**TASK TO COMPLETE:** Copy the lines below as they are; omit the images they contain.

**DATA PROVIDED:**
□ □ □ □
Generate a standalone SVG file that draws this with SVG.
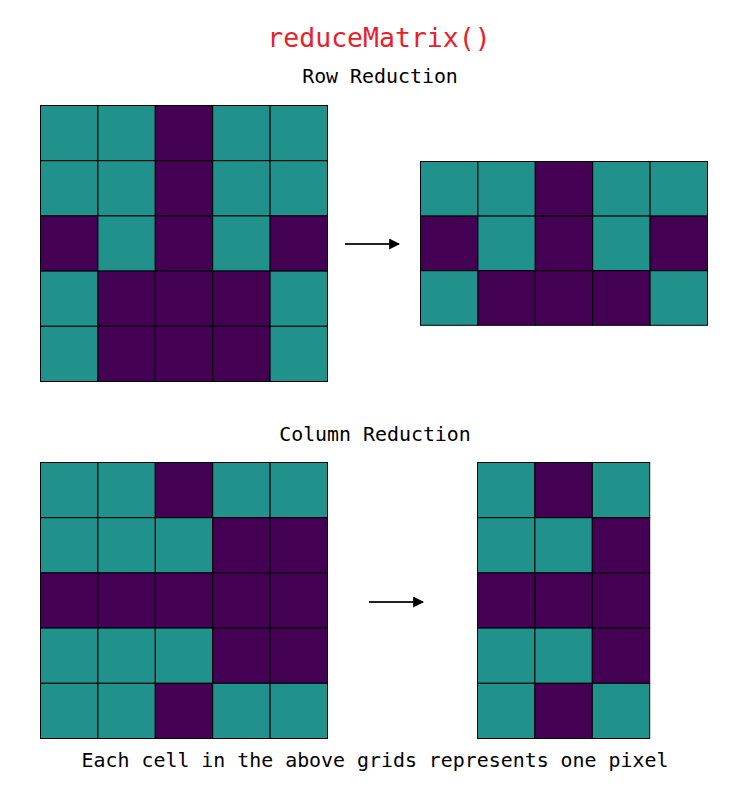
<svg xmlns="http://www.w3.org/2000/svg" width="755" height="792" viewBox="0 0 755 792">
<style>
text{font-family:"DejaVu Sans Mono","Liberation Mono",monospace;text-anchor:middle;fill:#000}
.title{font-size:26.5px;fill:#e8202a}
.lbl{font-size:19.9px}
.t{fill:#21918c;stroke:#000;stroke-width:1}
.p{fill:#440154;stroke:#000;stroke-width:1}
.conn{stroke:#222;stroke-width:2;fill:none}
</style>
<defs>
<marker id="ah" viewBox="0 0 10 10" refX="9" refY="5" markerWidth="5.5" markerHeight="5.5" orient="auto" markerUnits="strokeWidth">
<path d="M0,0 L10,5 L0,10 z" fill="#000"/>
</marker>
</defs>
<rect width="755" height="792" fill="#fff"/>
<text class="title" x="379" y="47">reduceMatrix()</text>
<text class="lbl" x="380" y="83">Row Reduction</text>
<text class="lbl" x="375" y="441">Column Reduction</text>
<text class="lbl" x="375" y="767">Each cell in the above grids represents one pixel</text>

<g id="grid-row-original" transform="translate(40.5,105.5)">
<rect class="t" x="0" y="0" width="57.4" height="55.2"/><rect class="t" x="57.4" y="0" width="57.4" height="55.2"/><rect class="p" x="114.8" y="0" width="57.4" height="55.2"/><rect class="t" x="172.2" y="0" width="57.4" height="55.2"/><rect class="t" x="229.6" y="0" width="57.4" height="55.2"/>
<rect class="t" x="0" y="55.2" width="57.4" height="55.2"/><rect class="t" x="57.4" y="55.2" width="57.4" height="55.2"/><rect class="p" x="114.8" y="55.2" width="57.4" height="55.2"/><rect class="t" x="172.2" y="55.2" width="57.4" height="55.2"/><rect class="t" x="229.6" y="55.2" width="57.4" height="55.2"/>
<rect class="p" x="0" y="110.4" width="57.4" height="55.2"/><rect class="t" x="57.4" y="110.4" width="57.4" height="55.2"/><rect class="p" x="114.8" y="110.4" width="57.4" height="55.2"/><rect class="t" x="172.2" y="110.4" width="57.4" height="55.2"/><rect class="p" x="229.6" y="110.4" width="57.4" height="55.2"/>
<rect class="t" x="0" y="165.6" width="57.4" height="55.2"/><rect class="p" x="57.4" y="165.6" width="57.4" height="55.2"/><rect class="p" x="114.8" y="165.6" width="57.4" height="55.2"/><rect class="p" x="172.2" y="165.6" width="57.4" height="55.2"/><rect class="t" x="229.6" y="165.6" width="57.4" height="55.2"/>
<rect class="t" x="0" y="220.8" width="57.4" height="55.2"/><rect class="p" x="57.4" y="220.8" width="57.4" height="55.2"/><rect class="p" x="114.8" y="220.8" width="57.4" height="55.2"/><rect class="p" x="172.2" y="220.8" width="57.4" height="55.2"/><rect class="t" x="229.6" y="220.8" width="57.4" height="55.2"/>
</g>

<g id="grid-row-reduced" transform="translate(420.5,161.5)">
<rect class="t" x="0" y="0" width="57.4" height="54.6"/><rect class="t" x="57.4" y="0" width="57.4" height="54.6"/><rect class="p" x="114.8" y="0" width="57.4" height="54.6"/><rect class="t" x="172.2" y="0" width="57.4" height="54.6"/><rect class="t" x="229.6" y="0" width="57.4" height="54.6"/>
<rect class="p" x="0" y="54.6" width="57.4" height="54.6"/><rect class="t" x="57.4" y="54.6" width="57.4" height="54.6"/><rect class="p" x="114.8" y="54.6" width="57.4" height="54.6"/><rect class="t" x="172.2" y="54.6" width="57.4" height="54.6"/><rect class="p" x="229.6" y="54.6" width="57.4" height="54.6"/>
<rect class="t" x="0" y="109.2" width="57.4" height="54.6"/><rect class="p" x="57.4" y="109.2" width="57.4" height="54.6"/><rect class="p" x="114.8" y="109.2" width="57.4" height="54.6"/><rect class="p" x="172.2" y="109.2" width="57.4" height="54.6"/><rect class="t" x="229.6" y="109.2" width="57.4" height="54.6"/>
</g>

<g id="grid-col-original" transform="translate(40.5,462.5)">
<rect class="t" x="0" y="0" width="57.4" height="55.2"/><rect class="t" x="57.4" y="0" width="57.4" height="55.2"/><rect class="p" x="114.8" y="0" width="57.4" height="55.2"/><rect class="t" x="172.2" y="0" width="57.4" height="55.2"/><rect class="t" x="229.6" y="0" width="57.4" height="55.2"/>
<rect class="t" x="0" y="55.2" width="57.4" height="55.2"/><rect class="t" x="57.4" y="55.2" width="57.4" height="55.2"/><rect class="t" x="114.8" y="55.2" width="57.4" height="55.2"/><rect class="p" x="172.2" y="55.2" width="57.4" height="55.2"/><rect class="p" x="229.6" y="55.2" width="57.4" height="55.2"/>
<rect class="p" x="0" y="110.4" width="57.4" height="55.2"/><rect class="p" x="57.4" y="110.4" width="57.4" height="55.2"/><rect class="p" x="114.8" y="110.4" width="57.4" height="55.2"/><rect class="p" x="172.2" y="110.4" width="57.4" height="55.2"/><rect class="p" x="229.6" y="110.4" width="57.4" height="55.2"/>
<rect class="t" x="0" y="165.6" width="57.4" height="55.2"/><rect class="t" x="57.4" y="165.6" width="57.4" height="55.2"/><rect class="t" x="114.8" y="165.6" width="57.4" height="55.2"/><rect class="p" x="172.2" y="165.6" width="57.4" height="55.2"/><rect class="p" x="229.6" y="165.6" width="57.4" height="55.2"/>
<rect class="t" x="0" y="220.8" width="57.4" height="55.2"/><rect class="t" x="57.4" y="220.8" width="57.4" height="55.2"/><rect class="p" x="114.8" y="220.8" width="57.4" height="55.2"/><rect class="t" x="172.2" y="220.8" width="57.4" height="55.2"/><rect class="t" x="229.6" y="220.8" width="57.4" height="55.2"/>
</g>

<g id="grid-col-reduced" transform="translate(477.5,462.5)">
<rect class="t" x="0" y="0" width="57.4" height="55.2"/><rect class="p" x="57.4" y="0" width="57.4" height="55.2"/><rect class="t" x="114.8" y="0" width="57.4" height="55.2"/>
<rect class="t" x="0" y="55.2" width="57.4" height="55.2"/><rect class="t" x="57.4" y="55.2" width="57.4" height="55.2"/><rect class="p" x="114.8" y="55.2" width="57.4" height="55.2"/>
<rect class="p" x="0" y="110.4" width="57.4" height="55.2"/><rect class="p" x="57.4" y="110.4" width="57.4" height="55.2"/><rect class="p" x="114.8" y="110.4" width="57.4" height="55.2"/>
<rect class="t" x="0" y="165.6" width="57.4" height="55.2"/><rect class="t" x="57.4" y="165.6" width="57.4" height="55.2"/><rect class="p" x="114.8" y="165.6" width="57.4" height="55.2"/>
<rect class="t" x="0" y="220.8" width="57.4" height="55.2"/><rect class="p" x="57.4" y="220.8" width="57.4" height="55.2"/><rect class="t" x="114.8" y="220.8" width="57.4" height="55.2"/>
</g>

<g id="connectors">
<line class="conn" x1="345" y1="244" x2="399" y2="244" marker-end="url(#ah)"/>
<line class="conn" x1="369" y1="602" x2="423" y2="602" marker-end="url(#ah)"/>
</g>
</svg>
□ □ □ □
**RESULT:**
Generate a standalone SVG file that draws this with SVG.
<svg xmlns="http://www.w3.org/2000/svg" width="755" height="792" viewBox="0 0 755 792">
<style>
text{font-family:"DejaVu Sans Mono","Liberation Mono",monospace;text-anchor:middle;fill:#000}
.title{font-size:26.5px;fill:#e8202a}
.lbl{font-size:19.9px}
.t{fill:#21918c;stroke:#000;stroke-width:1}
.p{fill:#440154;stroke:#000;stroke-width:1}
.conn{stroke:#222;stroke-width:2;fill:none}
</style>
<defs>
<marker id="ah" viewBox="0 0 10 10" refX="9" refY="5" markerWidth="5.5" markerHeight="5.5" orient="auto" markerUnits="strokeWidth">
<path d="M0,0 L10,5 L0,10 z" fill="#000"/>
</marker>
</defs>
<rect width="755" height="792" fill="#fff"/>
<text class="title" x="379" y="47">reduceMatrix()</text>
<text class="lbl" x="380" y="83">Row Reduction</text>
<text class="lbl" x="375" y="441">Column Reduction</text>
<text class="lbl" x="375" y="767">Each cell in the above grids represents one pixel</text>

<g id="grid-row-original" transform="translate(40.5,105.5)">
<rect class="t" x="0" y="0" width="57.4" height="55.2"/><rect class="t" x="57.4" y="0" width="57.4" height="55.2"/><rect class="p" x="114.8" y="0" width="57.4" height="55.2"/><rect class="t" x="172.2" y="0" width="57.4" height="55.2"/><rect class="t" x="229.6" y="0" width="57.4" height="55.2"/>
<rect class="t" x="0" y="55.2" width="57.4" height="55.2"/><rect class="t" x="57.4" y="55.2" width="57.4" height="55.2"/><rect class="p" x="114.8" y="55.2" width="57.4" height="55.2"/><rect class="t" x="172.2" y="55.2" width="57.4" height="55.2"/><rect class="t" x="229.6" y="55.2" width="57.4" height="55.2"/>
<rect class="p" x="0" y="110.4" width="57.4" height="55.2"/><rect class="t" x="57.4" y="110.4" width="57.4" height="55.2"/><rect class="p" x="114.8" y="110.4" width="57.4" height="55.2"/><rect class="t" x="172.2" y="110.4" width="57.4" height="55.2"/><rect class="p" x="229.6" y="110.4" width="57.4" height="55.2"/>
<rect class="t" x="0" y="165.6" width="57.4" height="55.2"/><rect class="p" x="57.4" y="165.6" width="57.4" height="55.2"/><rect class="p" x="114.8" y="165.6" width="57.4" height="55.2"/><rect class="p" x="172.2" y="165.6" width="57.4" height="55.2"/><rect class="t" x="229.6" y="165.6" width="57.4" height="55.2"/>
<rect class="t" x="0" y="220.8" width="57.4" height="55.2"/><rect class="p" x="57.4" y="220.8" width="57.4" height="55.2"/><rect class="p" x="114.8" y="220.8" width="57.4" height="55.2"/><rect class="p" x="172.2" y="220.8" width="57.4" height="55.2"/><rect class="t" x="229.6" y="220.8" width="57.4" height="55.2"/>
</g>

<g id="grid-row-reduced" transform="translate(420.5,161.5)">
<rect class="t" x="0" y="0" width="57.4" height="54.6"/><rect class="t" x="57.4" y="0" width="57.4" height="54.6"/><rect class="p" x="114.8" y="0" width="57.4" height="54.6"/><rect class="t" x="172.2" y="0" width="57.4" height="54.6"/><rect class="t" x="229.6" y="0" width="57.4" height="54.6"/>
<rect class="p" x="0" y="54.6" width="57.4" height="54.6"/><rect class="t" x="57.4" y="54.6" width="57.4" height="54.6"/><rect class="p" x="114.8" y="54.6" width="57.4" height="54.6"/><rect class="t" x="172.2" y="54.6" width="57.4" height="54.6"/><rect class="p" x="229.6" y="54.6" width="57.4" height="54.6"/>
<rect class="t" x="0" y="109.2" width="57.4" height="54.6"/><rect class="p" x="57.4" y="109.2" width="57.4" height="54.6"/><rect class="p" x="114.8" y="109.2" width="57.4" height="54.6"/><rect class="p" x="172.2" y="109.2" width="57.4" height="54.6"/><rect class="t" x="229.6" y="109.2" width="57.4" height="54.6"/>
</g>

<g id="grid-col-original" transform="translate(40.5,462.5)">
<rect class="t" x="0" y="0" width="57.4" height="55.2"/><rect class="t" x="57.4" y="0" width="57.4" height="55.2"/><rect class="p" x="114.8" y="0" width="57.4" height="55.2"/><rect class="t" x="172.2" y="0" width="57.4" height="55.2"/><rect class="t" x="229.6" y="0" width="57.4" height="55.2"/>
<rect class="t" x="0" y="55.2" width="57.4" height="55.2"/><rect class="t" x="57.4" y="55.2" width="57.4" height="55.2"/><rect class="t" x="114.8" y="55.2" width="57.4" height="55.2"/><rect class="p" x="172.2" y="55.2" width="57.4" height="55.2"/><rect class="p" x="229.6" y="55.2" width="57.4" height="55.2"/>
<rect class="p" x="0" y="110.4" width="57.4" height="55.2"/><rect class="p" x="57.4" y="110.4" width="57.4" height="55.2"/><rect class="p" x="114.8" y="110.4" width="57.4" height="55.2"/><rect class="p" x="172.2" y="110.4" width="57.4" height="55.2"/><rect class="p" x="229.6" y="110.4" width="57.4" height="55.2"/>
<rect class="t" x="0" y="165.6" width="57.4" height="55.2"/><rect class="t" x="57.4" y="165.6" width="57.4" height="55.2"/><rect class="t" x="114.8" y="165.6" width="57.4" height="55.2"/><rect class="p" x="172.2" y="165.6" width="57.4" height="55.2"/><rect class="p" x="229.6" y="165.6" width="57.4" height="55.2"/>
<rect class="t" x="0" y="220.8" width="57.4" height="55.2"/><rect class="t" x="57.4" y="220.8" width="57.4" height="55.2"/><rect class="p" x="114.8" y="220.8" width="57.4" height="55.2"/><rect class="t" x="172.2" y="220.8" width="57.4" height="55.2"/><rect class="t" x="229.6" y="220.8" width="57.4" height="55.2"/>
</g>

<g id="grid-col-reduced" transform="translate(477.5,462.5)">
<rect class="t" x="0" y="0" width="57.4" height="55.2"/><rect class="p" x="57.4" y="0" width="57.4" height="55.2"/><rect class="t" x="114.8" y="0" width="57.4" height="55.2"/>
<rect class="t" x="0" y="55.2" width="57.4" height="55.2"/><rect class="t" x="57.4" y="55.2" width="57.4" height="55.2"/><rect class="p" x="114.8" y="55.2" width="57.4" height="55.2"/>
<rect class="p" x="0" y="110.4" width="57.4" height="55.2"/><rect class="p" x="57.4" y="110.4" width="57.4" height="55.2"/><rect class="p" x="114.8" y="110.4" width="57.4" height="55.2"/>
<rect class="t" x="0" y="165.6" width="57.4" height="55.2"/><rect class="t" x="57.4" y="165.6" width="57.4" height="55.2"/><rect class="p" x="114.8" y="165.6" width="57.4" height="55.2"/>
<rect class="t" x="0" y="220.8" width="57.4" height="55.2"/><rect class="p" x="57.4" y="220.8" width="57.4" height="55.2"/><rect class="t" x="114.8" y="220.8" width="57.4" height="55.2"/>
</g>

<g id="connectors">
<line class="conn" x1="345" y1="244" x2="399" y2="244" marker-end="url(#ah)"/>
<line class="conn" x1="369" y1="602" x2="423" y2="602" marker-end="url(#ah)"/>
</g>
</svg>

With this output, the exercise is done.